#### Exercise:
Return the listing below verbatim. Pictures do not belong in the copy.

#### Information supplied:
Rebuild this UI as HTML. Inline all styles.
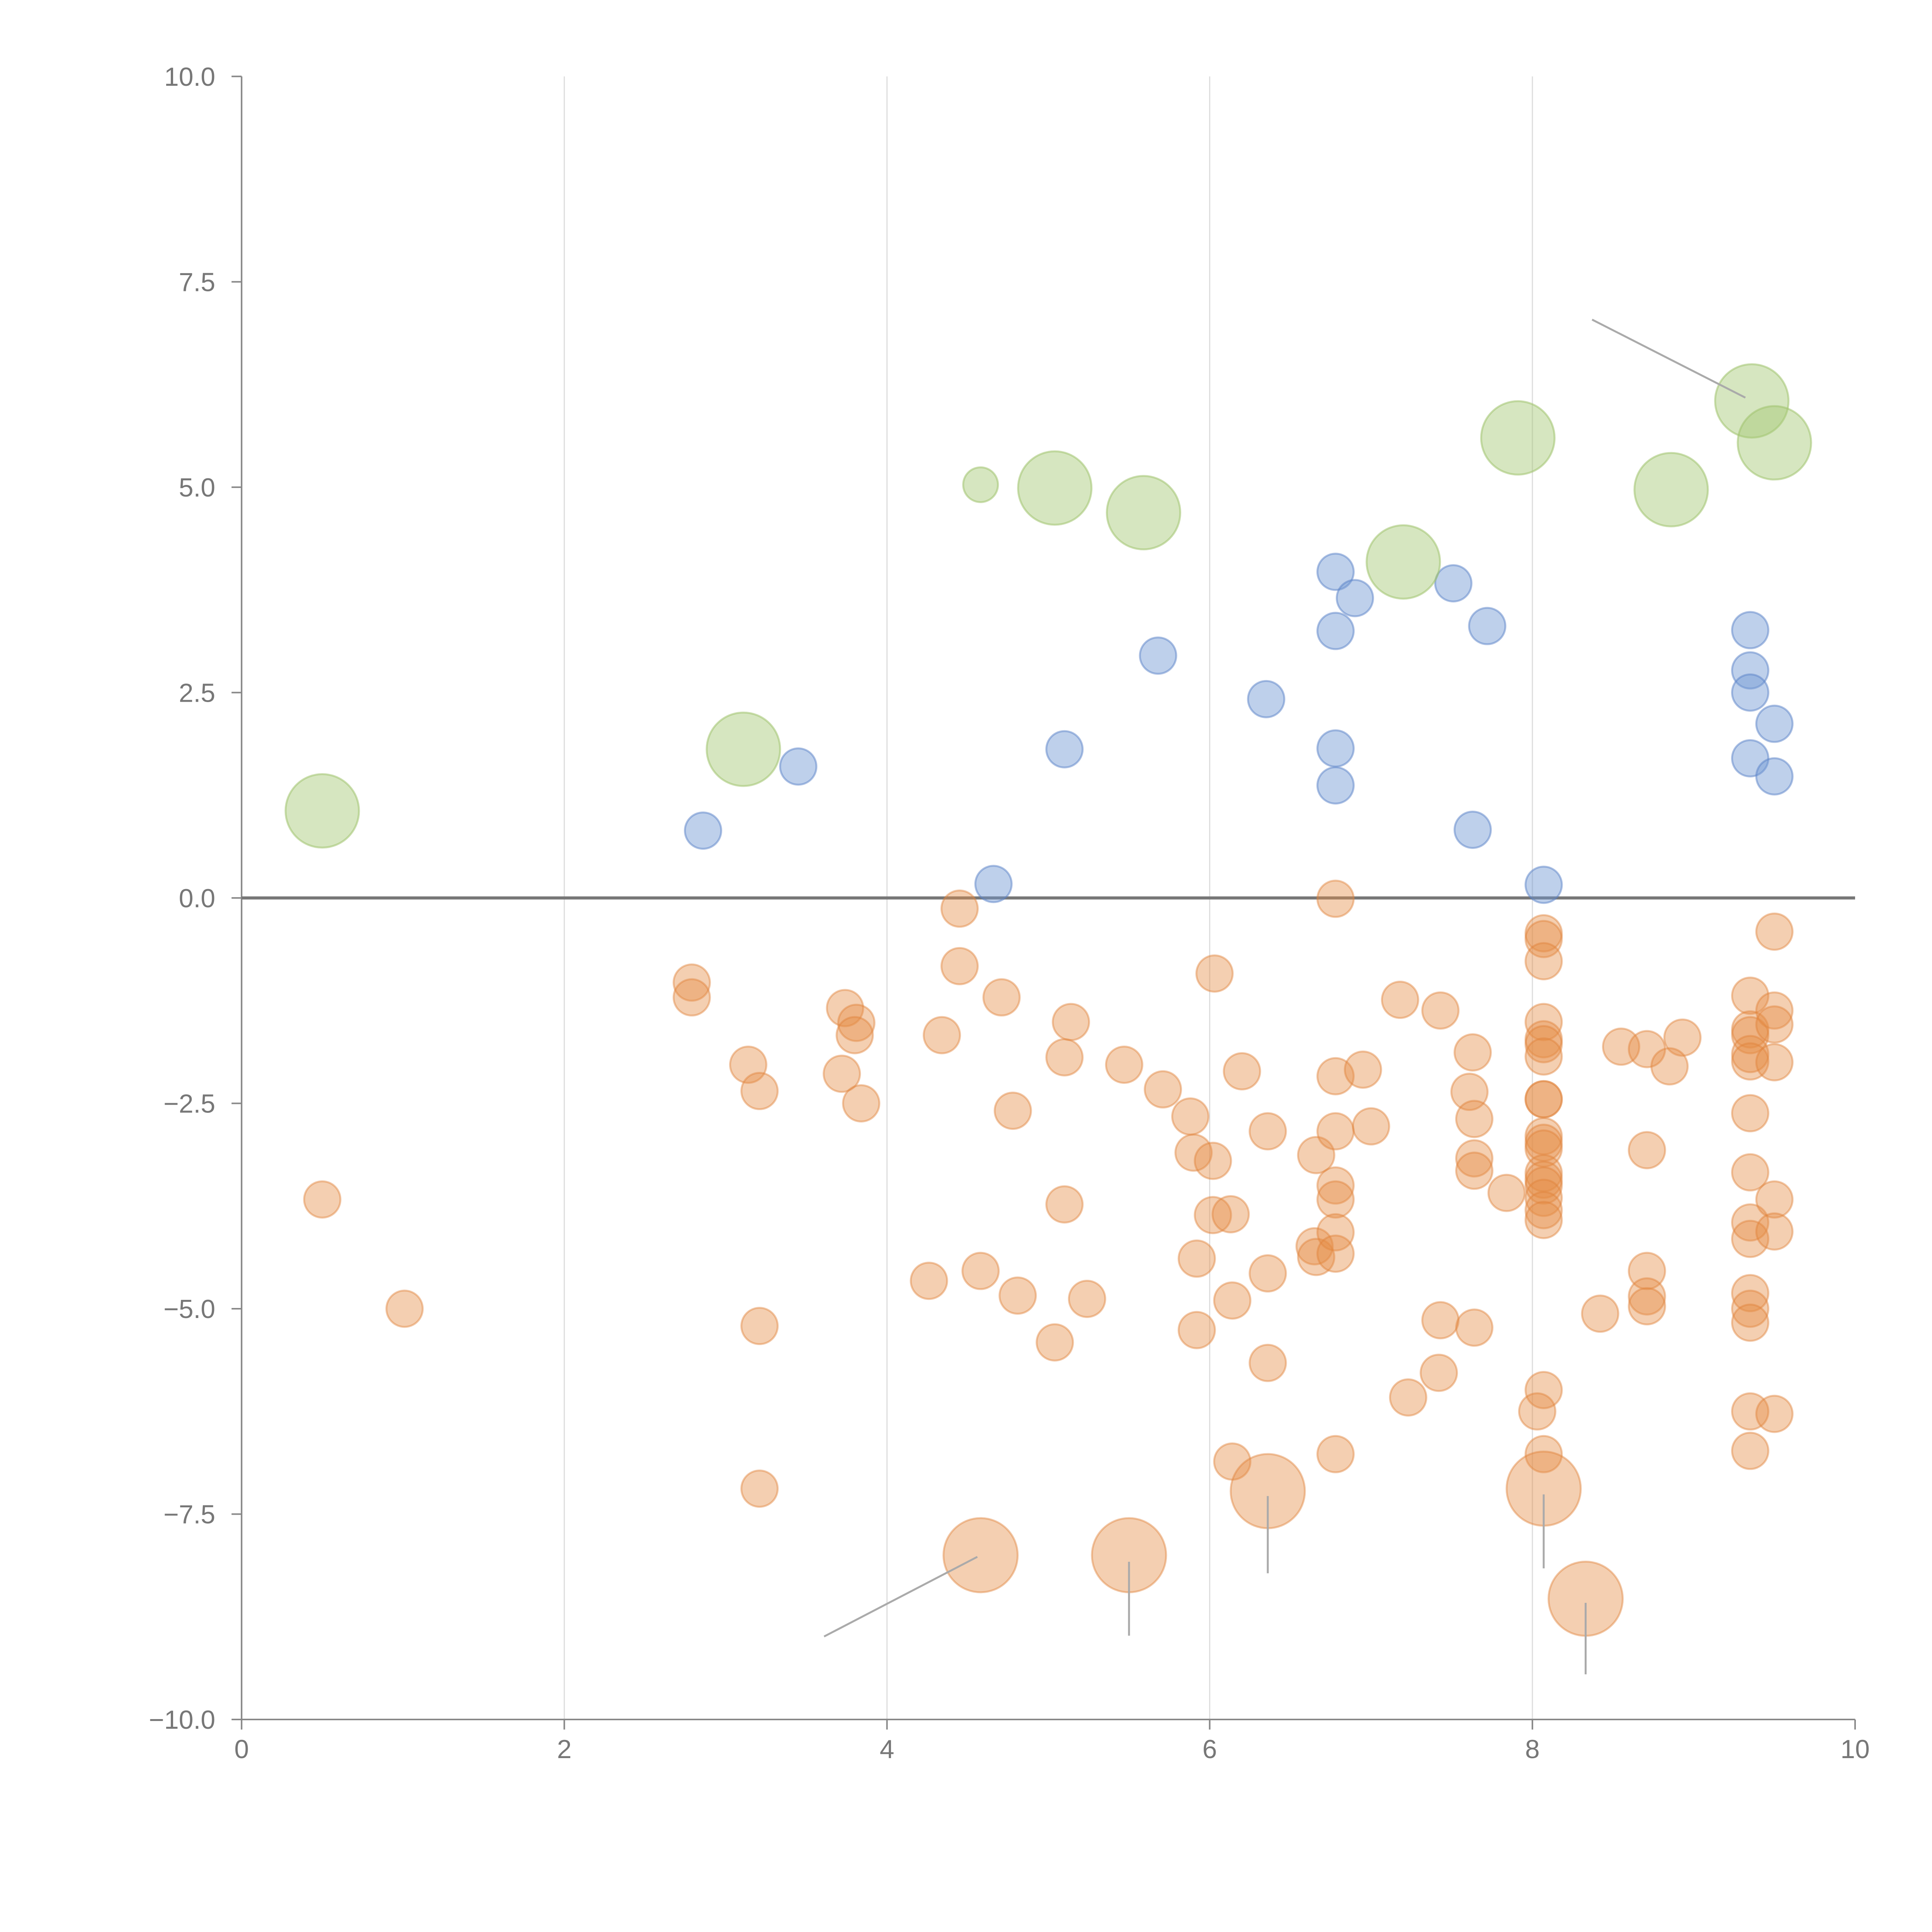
<!DOCTYPE html>
<html><head><meta charset="utf-8"><style>
html,body{margin:0;padding:0;background:#fff;}
svg{display:block;}
text{font-family:"Liberation Sans",Arial,sans-serif;fill:#777;}
</style></head><body>
<svg id="chart" width="5000" height="5000" viewBox="0 0 5000 5000" xmlns="http://www.w3.org/2000/svg">
<g id="grid"></g>
<g id="axes"></g>
<g id="marks"></g>
<g id="notes"></g>
</svg>
<script>
const xTicks=[0,2,4,6,8,10];
const yTicks=[10,7.5,5,2.5,0,-2.5,-5,-7.5,-10];
const yTickLabels=["10.0","7.5","5.0","2.5","0.0","\u22122.5","\u22125.0","\u22127.5","\u221210.0"];
const greenX=[0.50,3.11,4.58,5.04,5.59,7.20,7.91,8.86,9.36,9.50];
const greenY=[1.06,1.81,5.03,4.99,4.69,4.09,5.60,4.97,6.05,5.54];
const greenSize=[3,3,1,3,3,3,3,3,3,3];
const blueX=[2.86,3.45,4.66,5.10,5.68,6.35,6.78,6.90,6.78,6.78,6.78,7.51,7.72,7.63,8.07,9.35,9.35,9.35,9.50,9.35,9.50];
const blueY=[0.82,1.60,0.17,1.81,2.95,2.42,3.97,3.65,3.25,1.82,1.37,3.83,3.31,0.83,0.16,3.26,2.77,2.50,2.12,1.70,1.48];
const orangeX=[0.50,1.01,2.79,2.79,3.14,3.21,3.21,3.21,3.74,3.81,3.80,3.72,3.84,4.34,4.45,4.45,4.71,4.78,4.26,4.58,4.81,5.14,5.10,5.10,5.04,5.24,5.47,5.71,5.88,5.90,6.02,6.03,6.20,6.36,6.02,6.13,5.92,6.14,5.92,6.36,6.36,6.14,6.66,6.65,6.66,6.78,6.78,6.95,6.78,7.00,6.78,6.78,6.78,6.78,6.78,7.18,7.43,7.63,7.61,7.64,7.64,7.64,7.84,7.43,7.64,7.42,7.23,
8.07,8.07,8.07,8.07,8.07,8.07,8.07,8.07,8.07,8.07,8.07,8.07,8.07,8.07,8.07,8.07,8.07,8.07,8.07,8.03,8.07,
8.42,8.55,8.71,8.93,8.85,8.71,8.71,8.71,8.71,
9.35,9.35,9.35,9.35,9.35,9.35,9.35,9.35,9.35,9.35,9.35,9.35,9.35,9.35,
9.50,9.50,9.50,9.50,9.50,9.50,9.50];
const orangeY=[-3.67,-5.00,-1.03,-1.21,-2.03,-2.35,-5.21,-7.19,-1.34,-1.52,-1.67,-2.14,-2.50,-1.67,-0.13,-0.83,-1.21,-2.59,-4.66,-4.54,-4.84,-1.51,-1.94,-3.73,-5.41,-4.88,-2.03,-2.33,-2.66,-3.10,-3.20,-0.92,-2.11,-2.84,-3.86,-3.85,-4.39,-4.90,-5.26,-4.57,-5.66,-6.86,-3.13,-4.24,-4.37,-0.01,-2.17,-2.09,-2.84,-2.78,-3.50,-3.67,-4.07,-4.33,-6.77,-1.24,-1.37,-1.88,-2.36,-2.69,-3.17,-3.32,-3.59,-5.14,-5.23,-5.78,-6.08,
-0.43,-0.50,-0.77,-1.51,-1.72,-1.78,-1.93,-2.45,-2.45,-2.90,-2.98,-3.05,-3.35,-3.43,-3.50,-3.65,-3.80,-3.92,-5.99,-6.25,-6.77,
-5.06,-1.81,-1.84,-1.70,-2.05,-3.07,-4.54,-4.85,-4.97,
-1.19,-1.60,-1.67,-1.90,-1.99,-2.62,-3.34,-3.95,-4.15,-4.81,-5.00,-5.17,-6.25,-6.73,
-0.41,-1.37,-1.54,-2.00,-3.67,-4.06,-6.28];
const bigOrangeX=[4.58,5.50,6.36,8.07,8.33];
const bigOrangeY=[-8.00,-8.00,-7.22,-7.19,-8.53];
const noteFromX=[3.61,5.50,6.36,8.07,8.33,8.37];
const noteFromY=[-8.99,-8.98,-8.22,-8.16,-9.45,7.04];
const noteToX=[4.56,5.50,6.36,8.07,8.33,9.32];
const noteToY=[-8.02,-8.08,-7.28,-7.26,-8.58,6.09];

const S=3.19;
const X0=196*S,X1=1505*S,Y0=62*S,Y1=1395*S;
const sx=v=>X0+(v-0)/(10-0)*(X1-X0);
const sy=v=>Y0+(10-v)/(20)*(Y1-Y0);
const NS="http://www.w3.org/2000/svg";
function mk(tag,parent,attrs){const e=document.createElementNS(NS,tag);for(const k in attrs)e.setAttribute(k,attrs[k]);parent.appendChild(e);return e;}
const grid=document.getElementById('grid'),axes=document.getElementById('axes'),marks=document.getElementById('marks'),notes=document.getElementById('notes');

xTicks.forEach(t=>{
  if(t>0&&t<10){const g=mk('line',grid,{x1:sx(t),x2:sx(t),y1:Y0,y2:Y1,stroke:'#ddd','stroke-width':3});
  
  }
  const tk=mk('line',axes,{x1:sx(t),x2:sx(t),y1:Y1,y2:Y1+26,stroke:'#888','stroke-width':4});
  
  
  const tx=mk('text',axes,{x:sx(t),y:Y1+100,'font-size':68,'text-anchor':'middle'});
  tx.textContent=t;
  
  
});
yTicks.forEach((t,i)=>{
  const tk=mk('line',axes,{x1:X0-26,x2:X0,y1:sy(t),y2:sy(t),stroke:'#888','stroke-width':4});
  
  
  const tx=mk('text',axes,{x:X0-68,y:sy(t)+24,'font-size':68,'text-anchor':'end'});
  tx.textContent=yTickLabels[i];
  
  
});
const ya=mk('line',axes,{x1:X0,x2:X0,y1:Y0,y2:Y1,stroke:'#888','stroke-width':4});


const xa=mk('line',axes,{x1:X0,x2:X1,y1:Y1,y2:Y1,stroke:'#888','stroke-width':4});


const zl=mk('line',axes,{x1:X0,x2:X1,y1:sy(0),y2:sy(0),stroke:'#777','stroke-width':8});



orangeX.forEach((v,i)=>{
  const c=mk('circle',marks,{cx:sx(v),cy:sy(orangeY[i]),r:47,fill:'rgba(228,140,70,0.42)',stroke:'rgba(225,130,60,0.45)','stroke-width':5});
  
  
});
bigOrangeX.forEach((v,i)=>{
  const c=mk('circle',marks,{cx:sx(v),cy:sy(bigOrangeY[i]),r:96,fill:'rgba(228,140,70,0.42)',stroke:'rgba(225,130,60,0.45)','stroke-width':5});
  
  
});
blueX.forEach((v,i)=>{
  const c=mk('circle',marks,{cx:sx(v),cy:sy(blueY[i]),r:47,fill:'rgba(110,150,210,0.45)',stroke:'rgba(90,130,200,0.5)','stroke-width':5});
  
  
});
greenX.forEach((v,i)=>{
  const c=mk('circle',marks,{cx:sx(v),cy:sy(greenY[i]),r:greenSize[i]===1?45:95,fill:'rgba(165,200,115,0.45)',stroke:'rgba(160,195,110,0.55)','stroke-width':5});
  
  
});
noteFromX.forEach((v,i)=>{
  const l=mk('line',notes,{x1:sx(v),y1:sy(noteFromY[i]),x2:sx(noteToX[i]),y2:sy(noteToY[i]),stroke:'#aaa','stroke-width':5});
  
  
});
</script>
</body></html>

#### Response for this exercise:
Rebuild this UI as HTML. Inline all styles.
<!DOCTYPE html>
<html><head><meta charset="utf-8"><style>
html,body{margin:0;padding:0;background:#fff;}
svg{display:block;}
text{font-family:"Liberation Sans",Arial,sans-serif;fill:#777;}
</style></head><body>
<svg id="chart" width="5000" height="5000" viewBox="0 0 5000 5000" xmlns="http://www.w3.org/2000/svg">
<g id="grid"></g>
<g id="axes"></g>
<g id="marks"></g>
<g id="notes"></g>
</svg>
<script>
const xTicks=[0,2,4,6,8,10];
const yTicks=[10,7.5,5,2.5,0,-2.5,-5,-7.5,-10];
const yTickLabels=["10.0","7.5","5.0","2.5","0.0","\u22122.5","\u22125.0","\u22127.5","\u221210.0"];
const greenX=[0.50,3.11,4.58,5.04,5.59,7.20,7.91,8.86,9.36,9.50];
const greenY=[1.06,1.81,5.03,4.99,4.69,4.09,5.60,4.97,6.05,5.54];
const greenSize=[3,3,1,3,3,3,3,3,3,3];
const blueX=[2.86,3.45,4.66,5.10,5.68,6.35,6.78,6.90,6.78,6.78,6.78,7.51,7.72,7.63,8.07,9.35,9.35,9.35,9.50,9.35,9.50];
const blueY=[0.82,1.60,0.17,1.81,2.95,2.42,3.97,3.65,3.25,1.82,1.37,3.83,3.31,0.83,0.16,3.26,2.77,2.50,2.12,1.70,1.48];
const orangeX=[0.50,1.01,2.79,2.79,3.14,3.21,3.21,3.21,3.74,3.81,3.80,3.72,3.84,4.34,4.45,4.45,4.71,4.78,4.26,4.58,4.81,5.14,5.10,5.10,5.04,5.24,5.47,5.71,5.88,5.90,6.02,6.03,6.20,6.36,6.02,6.13,5.92,6.14,5.92,6.36,6.36,6.14,6.66,6.65,6.66,6.78,6.78,6.95,6.78,7.00,6.78,6.78,6.78,6.78,6.78,7.18,7.43,7.63,7.61,7.64,7.64,7.64,7.84,7.43,7.64,7.42,7.23,
8.07,8.07,8.07,8.07,8.07,8.07,8.07,8.07,8.07,8.07,8.07,8.07,8.07,8.07,8.07,8.07,8.07,8.07,8.07,8.03,8.07,
8.42,8.55,8.71,8.93,8.85,8.71,8.71,8.71,8.71,
9.35,9.35,9.35,9.35,9.35,9.35,9.35,9.35,9.35,9.35,9.35,9.35,9.35,9.35,
9.50,9.50,9.50,9.50,9.50,9.50,9.50];
const orangeY=[-3.67,-5.00,-1.03,-1.21,-2.03,-2.35,-5.21,-7.19,-1.34,-1.52,-1.67,-2.14,-2.50,-1.67,-0.13,-0.83,-1.21,-2.59,-4.66,-4.54,-4.84,-1.51,-1.94,-3.73,-5.41,-4.88,-2.03,-2.33,-2.66,-3.10,-3.20,-0.92,-2.11,-2.84,-3.86,-3.85,-4.39,-4.90,-5.26,-4.57,-5.66,-6.86,-3.13,-4.24,-4.37,-0.01,-2.17,-2.09,-2.84,-2.78,-3.50,-3.67,-4.07,-4.33,-6.77,-1.24,-1.37,-1.88,-2.36,-2.69,-3.17,-3.32,-3.59,-5.14,-5.23,-5.78,-6.08,
-0.43,-0.50,-0.77,-1.51,-1.72,-1.78,-1.93,-2.45,-2.45,-2.90,-2.98,-3.05,-3.35,-3.43,-3.50,-3.65,-3.80,-3.92,-5.99,-6.25,-6.77,
-5.06,-1.81,-1.84,-1.70,-2.05,-3.07,-4.54,-4.85,-4.97,
-1.19,-1.60,-1.67,-1.90,-1.99,-2.62,-3.34,-3.95,-4.15,-4.81,-5.00,-5.17,-6.25,-6.73,
-0.41,-1.37,-1.54,-2.00,-3.67,-4.06,-6.28];
const bigOrangeX=[4.58,5.50,6.36,8.07,8.33];
const bigOrangeY=[-8.00,-8.00,-7.22,-7.19,-8.53];
const noteFromX=[3.61,5.50,6.36,8.07,8.33,8.37];
const noteFromY=[-8.99,-8.98,-8.22,-8.16,-9.45,7.04];
const noteToX=[4.56,5.50,6.36,8.07,8.33,9.32];
const noteToY=[-8.02,-8.08,-7.28,-7.26,-8.58,6.09];

const S=3.19;
const X0=196*S,X1=1505*S,Y0=62*S,Y1=1395*S;
const sx=v=>X0+(v-0)/(10-0)*(X1-X0);
const sy=v=>Y0+(10-v)/(20)*(Y1-Y0);
const NS="http://www.w3.org/2000/svg";
function mk(tag,parent,attrs){const e=document.createElementNS(NS,tag);for(const k in attrs)e.setAttribute(k,attrs[k]);parent.appendChild(e);return e;}
const grid=document.getElementById('grid'),axes=document.getElementById('axes'),marks=document.getElementById('marks'),notes=document.getElementById('notes');

xTicks.forEach(t=>{
  if(t>0&&t<10){const g=mk('line',grid,{x1:sx(t),x2:sx(t),y1:Y0,y2:Y1,stroke:'#ddd','stroke-width':3});
  
  }
  const tk=mk('line',axes,{x1:sx(t),x2:sx(t),y1:Y1,y2:Y1+26,stroke:'#888','stroke-width':4});
  
  
  const tx=mk('text',axes,{x:sx(t),y:Y1+100,'font-size':68,'text-anchor':'middle'});
  tx.textContent=t;
  
  
});
yTicks.forEach((t,i)=>{
  const tk=mk('line',axes,{x1:X0-26,x2:X0,y1:sy(t),y2:sy(t),stroke:'#888','stroke-width':4});
  
  
  const tx=mk('text',axes,{x:X0-68,y:sy(t)+24,'font-size':68,'text-anchor':'end'});
  tx.textContent=yTickLabels[i];
  
  
});
const ya=mk('line',axes,{x1:X0,x2:X0,y1:Y0,y2:Y1,stroke:'#888','stroke-width':4});


const xa=mk('line',axes,{x1:X0,x2:X1,y1:Y1,y2:Y1,stroke:'#888','stroke-width':4});


const zl=mk('line',axes,{x1:X0,x2:X1,y1:sy(0),y2:sy(0),stroke:'#777','stroke-width':8});



orangeX.forEach((v,i)=>{
  const c=mk('circle',marks,{cx:sx(v),cy:sy(orangeY[i]),r:47,fill:'rgba(228,140,70,0.42)',stroke:'rgba(225,130,60,0.45)','stroke-width':5});
  
  
});
bigOrangeX.forEach((v,i)=>{
  const c=mk('circle',marks,{cx:sx(v),cy:sy(bigOrangeY[i]),r:96,fill:'rgba(228,140,70,0.42)',stroke:'rgba(225,130,60,0.45)','stroke-width':5});
  
  
});
blueX.forEach((v,i)=>{
  const c=mk('circle',marks,{cx:sx(v),cy:sy(blueY[i]),r:47,fill:'rgba(110,150,210,0.45)',stroke:'rgba(90,130,200,0.5)','stroke-width':5});
  
  
});
greenX.forEach((v,i)=>{
  const c=mk('circle',marks,{cx:sx(v),cy:sy(greenY[i]),r:greenSize[i]===1?45:95,fill:'rgba(165,200,115,0.45)',stroke:'rgba(160,195,110,0.55)','stroke-width':5});
  
  
});
noteFromX.forEach((v,i)=>{
  const l=mk('line',notes,{x1:sx(v),y1:sy(noteFromY[i]),x2:sx(noteToX[i]),y2:sy(noteToY[i]),stroke:'#aaa','stroke-width':5});
  
  
});
</script>
</body></html>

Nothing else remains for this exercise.